[Start of Recorded data]

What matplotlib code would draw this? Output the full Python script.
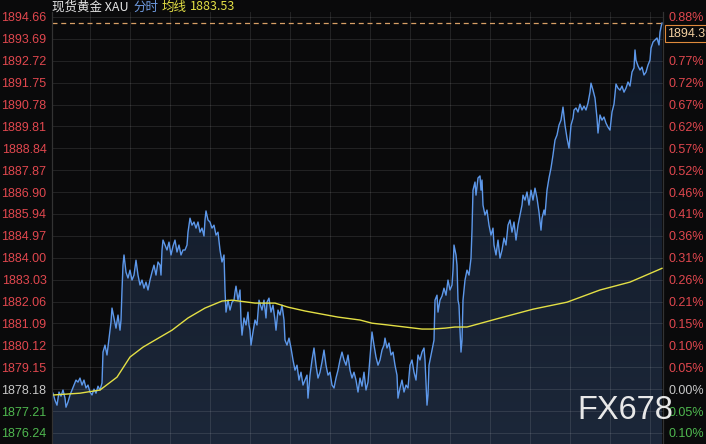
import numpy as np
import matplotlib
matplotlib.use("Agg")
import matplotlib.pyplot as plt
from matplotlib.colors import LinearSegmentedColormap
from matplotlib.patches import PathPatch

# minute index / spot gold price
minutes = [0, 2, 4, 6, 8, 10, 12, 13, 15, 17, 19, 21, 23, 25, 27, 29, 31, 33, 35, 37, 39, 41, 43, 45, 47, 49,
           50, 52, 54, 56, 58, 59, 61, 63, 65, 67, 68, 69, 70, 71, 73, 75, 77, 79, 81, 83, 85, 87, 89, 91, 93,
           95, 97, 99, 101, 103, 105,
           107, 108, 109, 110, 112, 114, 116, 118, 120, 122, 124, 126, 128, 130, 132, 134, 135, 137, 139, 141,
           143, 145, 147, 149, 151, 152, 153, 155, 157, 159, 161, 163, 165, 167, 169, 171, 172, 173, 175, 177,
           179, 181, 182, 183, 185, 187, 188, 189, 191, 193, 195, 196, 197, 198, 200, 202, 204, 206,
           209, 211, 213, 214, 216, 218, 220, 222, 223, 225, 227, 229, 231, 232, 234, 236, 238, 240, 242, 244,
           246, 248, 250, 252, 254, 255, 257, 259, 261, 263, 265, 267, 269, 271, 273, 275, 277, 279, 281, 283,
           285, 287, 289, 291, 293, 295, 297, 299, 301,
           303, 305, 307, 309, 311, 313, 315, 316, 318, 319, 321, 323, 325, 327, 329, 331, 332, 334, 336, 338,
           340, 342, 344, 345, 347, 349, 351, 353, 355, 357, 359, 361, 363, 365, 367, 369, 371, 372, 374, 375,
           376, 378, 380, 381, 382, 384, 385, 387, 389, 391, 393, 395, 397, 399, 400, 401, 403, 404, 405, 406,
           407, 408, 409, 410, 412, 414, 416, 418, 419, 420, 422, 423, 425, 427, 428, 429, 430, 432, 434, 436,
           438, 440, 441, 443, 445, 447, 449, 451, 453, 455, 457, 459, 461, 463, 465, 467, 469, 470, 472, 474,
           476, 478, 480, 482, 484, 486, 488, 489, 491, 492, 494, 496, 498, 500, 502,
           504, 506, 508, 510, 512, 514, 516, 518, 520, 521, 523, 525, 527, 529, 531, 533, 535, 537, 538, 540,
           542, 544, 545, 547, 549, 551, 553, 555, 557, 559, 561, 563, 565, 567, 569, 571, 573, 575, 577, 579,
           581, 582, 583, 585, 587, 589, 591, 593, 595, 597, 598, 600, 602, 604, 606, 607, 608, 609]
prices = [1878.00, 1877.69, 1877.47, 1878.05, 1877.87, 1878.14, 1877.78, 1877.38, 1877.61, 1877.92, 1878.14,
          1878.36, 1878.58, 1878.49, 1878.67, 1878.36, 1878.58, 1878.23, 1878.36, 1878.05, 1877.92, 1878.18,
          1878.00, 1878.31, 1878.14, 1878.45,
          1879.82, 1880.13, 1879.69, 1880.44, 1881.15, 1881.77, 1881.33, 1880.88, 1881.46, 1880.79, 1881.24,
          1882.57, 1883.67, 1884.12, 1883.36, 1883.10, 1883.45, 1883.01, 1883.23, 1883.89, 1883.23, 1882.79,
          1883.01, 1882.65, 1882.92, 1882.57, 1883.01, 1883.36, 1883.67, 1883.23, 1883.81,
          1883.67, 1883.23, 1884.34, 1884.78, 1884.56, 1884.34, 1884.69, 1884.12, 1884.51, 1884.78, 1884.25,
          1884.56, 1884.12, 1884.34, 1884.34, 1884.56, 1885.13, 1885.75, 1885.44, 1885.58, 1885.31, 1885.58,
          1885.13, 1885.31, 1884.96, 1885.67, 1886.07, 1885.67, 1885.58, 1885.31, 1885.44, 1885.00, 1885.13,
          1884.34, 1883.81, 1884.12, 1882.57, 1881.59, 1882.12, 1881.68, 1882.03, 1882.12, 1882.48, 1882.74,
          1882.12, 1882.57, 1881.24, 1880.57, 1881.33, 1881.02, 1881.59, 1881.02, 1880.79, 1880.13, 1880.71,
          1881.24, 1881.02, 1882.12,
          1881.68, 1882.12, 1881.33, 1882.03, 1882.21, 1881.59, 1881.90, 1881.24, 1880.79, 1881.68, 1881.46,
          1881.90, 1881.24, 1880.35, 1880.13, 1880.44, 1880.00, 1879.47, 1879.02, 1879.24, 1878.58, 1878.93,
          1878.36, 1878.58, 1878.80, 1877.78, 1878.80, 1879.47, 1880.00, 1879.24, 1878.67, 1878.93, 1879.38,
          1879.91, 1879.24, 1878.80, 1878.93, 1878.36, 1878.23, 1878.67, 1879.02, 1879.47, 1879.82, 1879.47,
          1879.24, 1879.69, 1879.02, 1878.67, 1878.93,
          1878.58, 1878.05, 1878.67, 1878.31, 1878.93, 1878.14, 1878.49, 1879.02, 1880.13, 1880.71, 1880.13,
          1879.60, 1879.24, 1879.47, 1879.91, 1880.13, 1880.44, 1880.00, 1880.22, 1879.69, 1879.82, 1879.24,
          1878.80, 1877.78, 1878.23, 1878.58, 1878.05, 1878.36, 1878.23, 1879.24, 1879.47, 1878.93, 1878.58,
          1879.69, 1879.47, 1879.82, 1880.00, 1879.47, 1877.47, 1877.92, 1879.24, 1879.69, 1880.13, 1880.35,
          1882.12, 1882.34, 1881.59, 1882.12, 1882.30, 1882.65, 1882.34, 1883.01, 1882.57, 1882.79, 1883.45,
          1884.56, 1884.12, 1883.67, 1882.12, 1881.90, 1880.79, 1879.82, 1880.35, 1882.12, 1883.01, 1883.45,
          1883.23, 1883.98, 1885.22, 1886.99, 1887.35, 1886.77, 1887.53, 1887.62, 1886.99, 1887.44, 1886.33,
          1885.89, 1886.11, 1885.44, 1885.00, 1885.31, 1884.56, 1884.12, 1884.78, 1883.98, 1884.34, 1884.87,
          1884.56, 1885.44, 1885.67, 1885.13, 1885.58, 1884.78, 1885.44, 1885.89, 1886.33, 1886.77, 1886.55,
          1886.91, 1886.33, 1886.99, 1886.55, 1887.08, 1886.64, 1886.02, 1885.22, 1885.75, 1886.11, 1885.89,
          1886.99, 1887.53, 1887.97, 1888.55, 1889.21,
          1889.43, 1889.87, 1890.09, 1890.67, 1889.87, 1889.30, 1888.85, 1889.87, 1890.18, 1890.54, 1890.63,
          1890.45, 1890.80, 1890.54, 1890.71, 1890.54, 1890.85, 1891.33, 1891.73, 1891.42, 1891.07, 1890.18,
          1889.52, 1890.32, 1890.09, 1890.23, 1889.96, 1889.78, 1889.65, 1890.45, 1890.80, 1891.69, 1891.51,
          1891.42, 1891.60, 1891.33, 1891.51, 1891.78, 1891.60, 1892.22, 1892.40, 1893.20, 1892.75, 1892.49,
          1892.31, 1892.44, 1892.09, 1892.22, 1892.53, 1892.75, 1893.28, 1893.55, 1893.64, 1893.73, 1893.42,
          1893.99, 1894.21, 1894.39]

# 均线 (average price line)
avg_minutes = [0, 27, 47, 64, 77, 90, 107, 119, 135, 152, 169, 179, 202, 222, 235, 252, 269, 285, 307, 319,
               335, 352, 369, 379, 392, 402, 414, 447, 480, 514, 547, 577, 609]
avg_prices = [1877.92, 1878.00, 1878.14, 1878.71, 1879.60, 1880.04, 1880.48, 1880.79, 1881.33, 1881.77,
              1882.08, 1882.12, 1881.99, 1881.99, 1881.81, 1881.64, 1881.50, 1881.37, 1881.24, 1881.10,
              1881.02, 1880.93, 1880.84, 1880.84, 1880.88, 1880.93, 1880.93, 1881.33, 1881.72, 1882.03,
              1882.57, 1882.92, 1883.53]

price_ticks = [1894.66, 1893.69, 1892.72, 1891.75, 1890.78, 1889.81, 1888.84, 1887.87, 1886.90, 1885.94,
               1884.97, 1884.00, 1883.03, 1882.06, 1881.09, 1880.12, 1879.15, 1878.18, 1877.21, 1876.24]
base_price = 1878.18
last_price = 1894.39
avg_last = 1883.53

bg = "#0a0a0b"
up_col = "#e0474e"
down_col = "#4fb84f"
flat_col = "#c8c8c8"

fig = plt.figure(figsize=(7.06, 4.44), dpi=100, facecolor=bg)
ax = fig.add_axes([52 / 706, 0, (663 - 52) / 706, (444 - 12) / 444])
ax.set_facecolor(bg)
ax.set_xlim(-1, 610)
ax.set_ylim(1875.75, 1894.88)

# gradient fill under the price line
poly = ax.fill_between(minutes, prices, 1875.75, color="none")
clip = PathPatch(poly.get_paths()[0], transform=ax.transData, facecolor="none", edgecolor="none")
ax.add_patch(clip)
cmap = LinearSegmentedColormap.from_list("fill", ["#1c2739", "#0f1724"])
grad = np.linspace(0, 1, 256).reshape(-1, 1)
im = ax.imshow(grad, extent=[-1, 610, 1875.75, 1894.88], aspect="auto", cmap=cmap,
               origin="lower", zorder=1)
im.set_clip_path(clip)

ax.plot(minutes, prices, color="#5d98ea", lw=1.0, zorder=4)
ax.plot(avg_minutes, avg_prices, color="#e3df45", lw=1.0, zorder=4)
ax.axhline(last_price, color="#d9a066", lw=0.9, ls=(0, (4, 3)), zorder=5)

# grid
ax.set_yticks(price_ticks)
ax.set_xticks(np.arange(37, 610, 40))
ax.grid(True, color="white", alpha=0.1, lw=0.8, zorder=2)
ax.set_axisbelow(False)
ax.tick_params(axis="x", length=0, labelbottom=False)

def label_color(p):
    if p > base_price + 0.001:
        return up_col
    if p < base_price - 0.001:
        return down_col
    return flat_col

ax.set_yticklabels([f"{p:.2f}" for p in price_ticks], fontsize=9, family="Liberation Sans")
ax.tick_params(axis="y", length=0, pad=4)
for lab, p in zip(ax.get_yticklabels(), price_ticks):
    lab.set_color(label_color(p))

ax2 = ax.twinx()
ax2.set_ylim(ax.get_ylim())
ax2.set_yticks(price_ticks)
pct = [f"{abs(p - base_price) / base_price * 100:.2f}%" for p in price_ticks]
pct[1] = ""
ax2.set_yticklabels(pct, fontsize=9, family="Liberation Sans")
ax2.tick_params(axis="y", length=0, pad=4)
for lab, p in zip(ax2.get_yticklabels(), price_ticks):
    lab.set_color(label_color(p))

for a in (ax, ax2):
    for side in ("top", "bottom"):
        a.spines[side].set_visible(False)
    for side in ("left", "right"):
        a.spines[side].set_color("#333333")

# header
ty = 1 - 7 / 444
hdr_font = ["Noto Sans CJK SC", "DejaVu Sans"]
fig.text(52 / 706, ty, "现货黄金 XAU", color="#e6e6e6", fontsize=9, va="center", family=hdr_font)
fig.text(133 / 706, ty, "分时", color="#6f9be0", fontsize=9, va="center", family=hdr_font)
fig.text(162 / 706, ty, "均线", color="#e3df45", fontsize=9, va="center", family=hdr_font)
fig.text(190 / 706, ty, f"{avg_last:.2f}", color="#e3df45", fontsize=9, va="center", family=hdr_font)

# last price box (partly cut by the right edge, as in the source)
fig.text(667 / 706, 1 - 34 / 444, f"{last_price:.2f}", color="#f2cfa0", fontsize=9, va="center",
         ha="left", family="Liberation Sans",
         bbox=dict(boxstyle="square,pad=0.2", fc=bg, ec="#e08a3c", lw=0.8))

# watermark
fig.text(577 / 706, 1 - 410 / 444, "FX678", color="#e8e8e8", fontsize=23.5, va="center", ha="left",
         family="Liberation Sans", zorder=10)

fig.savefig("out.png", dpi=100, facecolor=bg)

[End of Recorded data]

**Given problem**: Pictures are excluded: retype only the lines from the beginning of the listing above through the line with "from matplotlib.patches import PathPatch", both included.

**Expected output**:
What matplotlib code would draw this? Output the full Python script.
import numpy as np
import matplotlib
matplotlib.use("Agg")
import matplotlib.pyplot as plt
from matplotlib.colors import LinearSegmentedColormap
from matplotlib.patches import PathPatch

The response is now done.